The revenue declined sequentially another 26%, which represents $56 million. This number was particularly high due to the $10 million adjustments that had to be made. Another factor that affected the company’s revenue was a pause in the sales operations that were active in Germany, which led to a wholesale market low performance. It is a difficult decision, but it is also good to see a company in efforts of restructuring, and Aurora is working on reducing all operation costs for sales, general and administrative operations. The idea is that by the end of June this year, the expenses will be down by $40-45 million.

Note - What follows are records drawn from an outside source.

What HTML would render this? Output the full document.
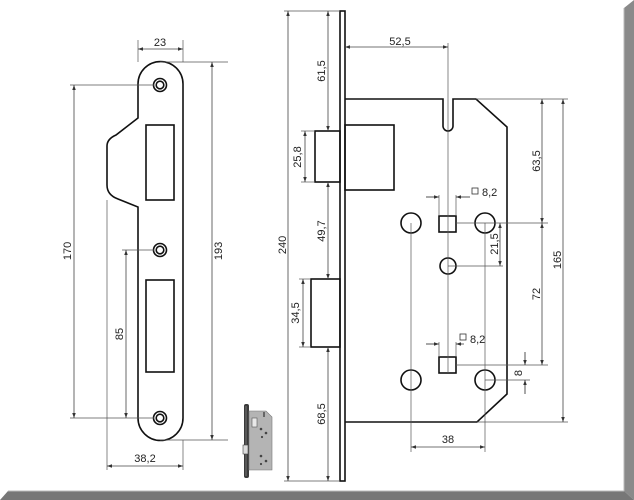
<!DOCTYPE html>
<html><head><meta charset="utf-8"><style>
html,body{margin:0;padding:0;background:#fff;width:634px;height:500px;overflow:hidden}
svg{display:block}
text{font-family:"Liberation Sans",sans-serif;font-size:11px;fill:#222}
</style></head><body>
<svg width="634" height="500" viewBox="0 0 634 500" xmlns="http://www.w3.org/2000/svg">
<defs>
<marker id="a" viewBox="0 0 10 10" refX="10" refY="5" markerWidth="7" markerHeight="5" orient="auto-start-reverse" markerUnits="userSpaceOnUse"><path d="M0,1.5 L10,5 L0,8.5z" fill="#333"/></marker>
</defs>
<polygon points="624,8 634,0 634,500 624,491" fill="#8a8a8a"/>
<polygon points="8,491 624,491 634,500 0,500" fill="#777"/>
<line x1="624" y1="8" x2="624" y2="491" stroke="#bbb" stroke-width="1"/>
<line x1="8" y1="491" x2="624" y2="491" stroke="#bbb" stroke-width="1"/>

<g fill="none" stroke="#111" stroke-width="1.6">
<path d="M138,84 A22.5,22.5 0 0 1 183,84 L183,418 A22.5,22.5 0 0 1 138,418 L138,207 L118,199 Q107,195 107,185 L107,146 Q107,139 116,135 L138,118 Z"/>
<rect x="146" y="125" width="28" height="75"/>
<rect x="146" y="280" width="28" height="92"/>
<circle cx="160" cy="85" r="6.5"/><circle cx="160" cy="85" r="3.8"/>
<circle cx="160" cy="250" r="6.5"/><circle cx="160" cy="250" r="3.8"/>
<circle cx="160" cy="418" r="6.5"/><circle cx="160" cy="418" r="3.8"/>
<rect x="340" y="11" width="5" height="470"/>
<path d="M345,99 L443,99 L443,126 A5,5 0 0 0 453,126 L453,99 L476,99 L507,127 L507,394 L477,422 L345,422"/>
<rect x="315" y="131" width="25" height="51"/>
<rect x="345" y="125" width="49" height="65"/>
<rect x="311" y="279" width="29" height="68"/>
<circle cx="411" cy="223" r="10"/><circle cx="485" cy="223" r="10"/>
<rect x="439" y="216" width="17" height="16"/>
<circle cx="448" cy="266" r="8"/>
<rect x="439" y="357" width="17" height="16"/>
<circle cx="411" cy="380" r="10"/><circle cx="485" cy="380" r="10"/>
</g>

<g stroke="#555" stroke-width="0.7" fill="none">
<line x1="138" y1="40" x2="138" y2="62"/><line x1="183" y1="40" x2="183" y2="62"/>
<line x1="160" y1="62" x2="228" y2="62"/><line x1="160" y1="440" x2="228" y2="440"/>
<line x1="70" y1="85" x2="154" y2="85"/><line x1="70" y1="418" x2="154" y2="418"/>
<line x1="122" y1="250" x2="154" y2="250"/>
<line x1="107" y1="200" x2="107" y2="470"/><line x1="183" y1="440" x2="183" y2="470"/>
<line x1="284" y1="11" x2="340" y2="11"/><line x1="284" y1="481" x2="340" y2="481"/>
<line x1="301" y1="131" x2="315" y2="131"/><line x1="301" y1="182" x2="315" y2="182"/>
<line x1="299" y1="279" x2="311" y2="279"/><line x1="299" y1="347" x2="311" y2="347"/>
<line x1="448" y1="43" x2="448" y2="373"/>
<line x1="411" y1="223" x2="411" y2="452"/><line x1="485" y1="223" x2="485" y2="452"/>
<line x1="476" y1="99" x2="568" y2="99"/><line x1="456" y1="223" x2="548" y2="223"/>
<line x1="456" y1="365" x2="548" y2="365"/><line x1="477" y1="422" x2="568" y2="422"/>
<line x1="448" y1="266" x2="503" y2="266"/><line x1="485" y1="380" x2="530" y2="380"/>
<line x1="439" y1="195" x2="439" y2="216"/><line x1="456" y1="195" x2="456" y2="216"/>
<line x1="439" y1="342" x2="439" y2="357"/><line x1="456" y1="342" x2="456" y2="357"/>
<line x1="426" y1="197" x2="439" y2="197"/><line x1="456" y1="197" x2="470" y2="197"/>
<line x1="426" y1="344" x2="439" y2="344"/><line x1="456" y1="344" x2="462" y2="344"/>
<line x1="525" y1="352" x2="525" y2="365"/><line x1="525" y1="380" x2="525" y2="394"/>
</g>
<g stroke="#444" stroke-width="0.8" fill="none" marker-start="url(#a)" marker-end="url(#a)">
<line x1="138" y1="49" x2="183" y2="49"/>
<line x1="212" y1="62" x2="212" y2="440"/>
<line x1="74" y1="85" x2="74" y2="418"/>
<line x1="126" y1="250" x2="126" y2="418"/>
<line x1="107" y1="466" x2="183" y2="466"/>
<line x1="288" y1="11" x2="288" y2="481"/>
<line x1="328" y1="11" x2="328" y2="131"/>
<line x1="305" y1="131" x2="305" y2="182"/>
<line x1="328" y1="182" x2="328" y2="279"/>
<line x1="303" y1="279" x2="303" y2="347"/>
<line x1="328" y1="347" x2="328" y2="481"/>
<line x1="345" y1="47" x2="448" y2="47"/>
<line x1="542" y1="99" x2="542" y2="223"/>
<line x1="563" y1="99" x2="563" y2="422"/>
<line x1="542" y1="223" x2="542" y2="365"/>
<line x1="500" y1="223" x2="500" y2="266"/>
<line x1="411" y1="447" x2="485" y2="447"/>
</g>
<g stroke="#444" stroke-width="0.8" marker-end="url(#a)">
<line x1="426" y1="197" x2="439" y2="197"/><line x1="470" y1="197" x2="456" y2="197"/>
<line x1="426" y1="344" x2="439" y2="344"/><line x1="464" y1="344" x2="456" y2="344"/>
<line x1="525" y1="352" x2="525" y2="365"/><line x1="525" y1="394" x2="525" y2="380"/>
</g>

<text x="160" y="46" text-anchor="middle">23</text>
<text x="145" y="462" text-anchor="middle">38,2</text>
<text transform="translate(222,251) rotate(-90)" text-anchor="middle">193</text>
<text transform="translate(71,251) rotate(-90)" text-anchor="middle">170</text>
<text transform="translate(123,334) rotate(-90)" text-anchor="middle">85</text>
<text transform="translate(286,245) rotate(-90)" text-anchor="middle">240</text>
<text transform="translate(325,71) rotate(-90)" text-anchor="middle">61,5</text>
<text transform="translate(301,157) rotate(-90)" text-anchor="middle">25,8</text>
<text transform="translate(325,231) rotate(-90)" text-anchor="middle">49,7</text>
<text transform="translate(299,313) rotate(-90)" text-anchor="middle">34,5</text>
<text transform="translate(325,414) rotate(-90)" text-anchor="middle">68,5</text>
<text x="400" y="45" text-anchor="middle">52,5</text>
<text transform="translate(540,161) rotate(-90)" text-anchor="middle">63,5</text>
<text transform="translate(561,260) rotate(-90)" text-anchor="middle">165</text>
<text transform="translate(540,294) rotate(-90)" text-anchor="middle">72</text>
<text transform="translate(498,244) rotate(-90)" text-anchor="middle">21,5</text>
<text transform="translate(522,373) rotate(-90)" text-anchor="middle">8</text>
<text x="448" y="443" text-anchor="middle">38</text>
<rect x="472" y="188" width="6" height="6" fill="none" stroke="#333" stroke-width="0.8"/>
<text x="482" y="196">8,2</text>
<rect x="460" y="334" width="6" height="6" fill="none" stroke="#333" stroke-width="0.8"/>
<text x="470" y="343">8,2</text>

<rect x="244" y="404" width="5" height="74" rx="2" fill="#3a3a3a"/>
<line x1="246" y1="406" x2="246" y2="476" stroke="#777" stroke-width="1"/>
<polygon points="249,411 266,411 272,417 272,470 249,470" fill="#b4b4b4" stroke="#777" stroke-width="0.6"/>
<rect x="252" y="418" width="5" height="9" fill="#e8e8e8" stroke="#555" stroke-width="0.6"/>
<rect x="243" y="445" width="5" height="9" fill="#ddd" stroke="#444" stroke-width="0.6"/>
<circle cx="261" cy="429" r="1.3" fill="#444"/><circle cx="266" cy="433" r="1.3" fill="#444"/><circle cx="262" cy="437" r="1.1" fill="#444"/>
<circle cx="261" cy="456" r="1.3" fill="#444"/><circle cx="266" cy="461" r="1.3" fill="#444"/><circle cx="261" cy="464" r="1.1" fill="#444"/>
<rect x="263" y="412" width="2" height="5" fill="#666"/>
</svg>
</body></html>
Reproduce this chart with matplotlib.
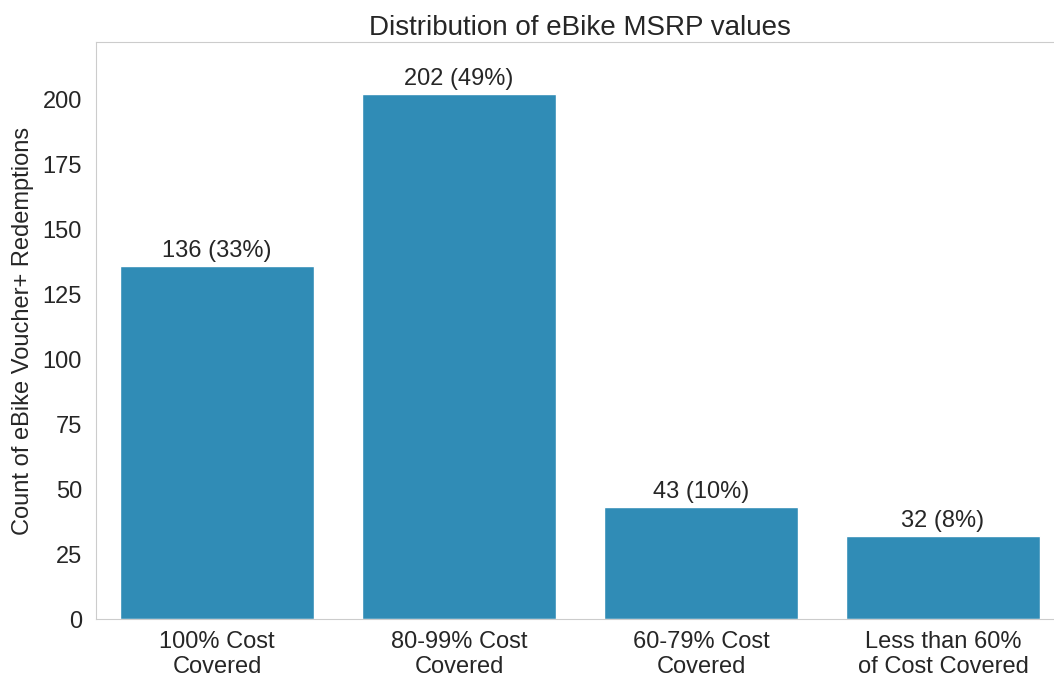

There is another positive that will bring benefits in the next months, starting with switching the productions to strains that are more in high demand as well as launching the Cannabis 2.0 edible products in December. During just the first week of sales, this line of products added $3.3 million in revenue, and, once the sales resume in Germany, Aurora could easily reach $62 million in earnings during this present quarter. It seems to be the company’s new strategy of targeting a more budget-dependent market is the right path to follow. This is also a good opportunity to expose this low-budget market to the high potency, but low costs, of its Daily Special brand, which can rapidly turn Aurora into a stock that it is worth investing in.